Special interests have flooded Rep. Chris Cannon, R-Utah, with $75,000 in cash during the past week for his primary election against GOP challenger Jason Chaffetz — coming as Cannon's campaign was nearly broke and owed $132,500 to vendors.

That late money includes donations that may bring negative political baggage, such as $2,500 from the National Beer Wholesalers Association to nondrinker, LDS Church member Cannon. Some may show helpful endorsements, such as $5,000 from a political action committee formed by Sen. Bob Bennett, R-Utah.

"We've said all along that we would have enough money to run this campaign," said Ryan Frandsen, Cannon's campaign manager. "And no special (donation) pitches are being made. It is a serious challenge" by Chaffetz, Frandsen said.

Cannon may end up after Tuesday's primary with bills due but not a great deal of money. Cannon should be able to take care of that debt, Frandsen added.

As of Thursday, Cannon reported $75,000 in donations received after he had filed his pre-primary financial report with the Federal Election Commission a week ago. That's nearly as much as Chaffetz has raised in his total primary campaign — from the mid-May state GOP convention to the June 24 election.

Federal law requires reporting any late donations of $1,000 or more to the FEC within 48 hours of receipt after that pre-election report has been filed. Chaffetz has raised only $8,000 in late-money contributions, his 48-hour reports show.

Cannon's pre-primary report also showed a bit of a cash squeeze, which the new donations relieve.

Cannon pre-primary disclosure showed only $9,259 in cash on hand — but $132,500 in unpaid bills to vendors, including $88,000 for printing, $17,000 for advertising and $15,000 for polling. Cannon, a millionaire, also reported owing another $138,000 in personal loans to himself from his 2006 campaign.

Campaigns don't have to report new debt from the pre-primary report to election day, but Frandsen said since most entities — like a radio station or printer — require political campaigns to pay upfront for services, "we're not incurring much debt" now.

The $75,000 in late money amounts to about 10 percent of the nearly $728,000 that he has now reported raising this two-year election cycle.

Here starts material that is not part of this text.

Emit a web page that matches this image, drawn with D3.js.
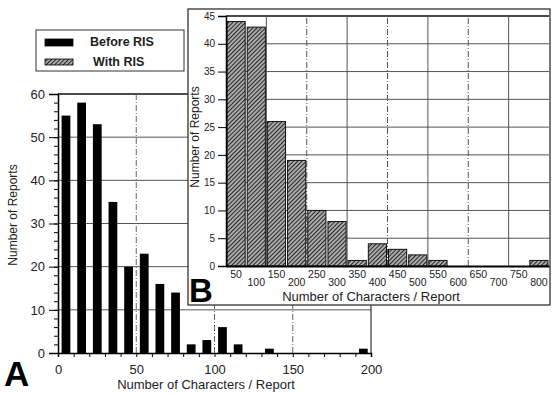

Political action committees provided $67,000 of the late cash. Some of the more interesting donations include $2,500 from the National Beer Wholesalers, $5,000 from SNOWPAC (a leadership PAC formed by Bennett), $2,500 from the Society of Independent Gasoline Marketers and $5,000 from EnergySolutions, a hazardous waste firm with a landfill in Utah's west desert.

Some other large donations from PACs included $5,000 each from AT&T, Marriott International and KPMG Partners.

The new report shows Cannon also received $8,000 in donations from individuals — with $3,000 of that coming from lobbyists.

Meanwhile, Chaffetz's campaign was debt-free, which he has ballyhooed in campaign appearances. When his pre-primary report was filed a week ago, he reported no debts and more than $65,000 in cash on hand.

Since then, he has reported receiving another $8,524 in late cash. The lion's share of it — $5,224 — has come from Team America, a group that opposes illegal aliens.

Including the late money, Chaffetz has reported raising just over $107,000. Chaffetz says he's made a point of running a debt-free campaign. And while Cannon has loaned his campaign hundreds of thousands of dollars in the past, Chaffetz gave his campaign around $10,000 so far. "That is a gift, not a loan, on purpose," Chaffetz recently told the Deseret News. "I refuse to loan my campaign money and then go to lobbyists and ask them so I can line my pockets with their money."

Bennett's last-minute donation to Cannon comes after Bennett and U.S. Sen. Orrin Hatch, R-Utah, watched a bit stunned at the Utah Republican State Convention last month. Cannon survived the convention by a mere nine delegate votes, with Chaffetz almost winning the GOP nomination outright and avoiding a primary.

Bennett, who told the Deseret News at that convention he would run again in 2010, said considering the anti-incumbent feeling by some hardcore Republicans, he wondered about winning the GOP U.S. Senate nomination in two years.

At a Deseret News editorial meeting several weeks ago, Hatch spoke for more than 10 minutes about how great Cannon is and how Utah Republicans would be crazy to kick him out of office now — after Cannon's years of "effective" work on behalf of 3rd District constituents.

The political action committee run by Hatch, who has not yet announced whether he'll run again in 2012, has also given Cannon $5,000.

Meanwhile, former state Rep. Matt Throckmorton, who challenged Cannon in 2004 and was defeated in the GOP primary, has formally endorsed Cannon. Throckmorton says Cannon has worked hard on the illegal immigration issues (putting Throckmorton on a task force that Cannon organized), adding that Cannon may not be the best speaker in the world, but is doing a good job as a conservative congressman.